The nightly specials are where Jessen really shines, as he plays with local, seasonal ingredients. On our visit, he made a blackberry-pinot noir-braised short rib, served over delicately fried ravioli, that was one of the best things I’ve eaten in recent memory.
For a nightcap, head to the town’s speakeasy, Jack & Charlie’s, for a cocktail in the basement of the old courthouse (look for the red telephone booth), or head to one of the many breweries lining Main Street, including Sequoia Brewing Company, Brewbakers Brewing Company, or Visalia Brewing Company. Only Visalia Brewing Company is open late (until 1:30am), so plan accordingly.
Upcoming Events in Visalia
This month, on October 19th, The 10th annual Taste the Arts is the Central Valley’s largest outdoor art festival featuring more than 100 artists and workshops.
Two packed stages will feature musical acts, dance troupes and cultural performers. A variety of artwork will fill the streets. Visitors can participate in aerosol art and printmaking workshops or get messy in the Visalia Farmers Market “Fun with Food” sculpture contest, a crowd favorite.
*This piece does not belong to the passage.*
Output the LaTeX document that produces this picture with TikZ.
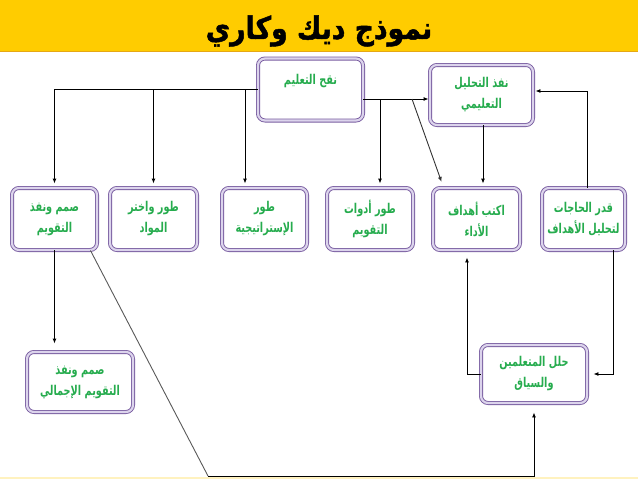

The event is is free to the public and will take place in Visalia’s downtown arts district from 10am to 5pm.
Also on October 19th, the 6th annual Tastemakers Festival will kick off at 5pm.
The event is one of the San Joaquin Valley’s most eclectic music and arts festivals. Aspiring musicians as young as 7 years old will perform alongside emerging artists in the music industry. This year’s lineup includes: SNV Band, The Box, The Charities, Brim, Call Me James and PIMS.
The Tastemaker Festival immediately follows the Taste the Arts Festival, with performers taking the stage at the Lumberyard from 5pm to 10pm. This event is also free.
Annual events are another great excuse for a trip up to Visalia, check out the Visit Visalia calendar for the most up-to-date event listings and for other information on planning a visit to Visalia.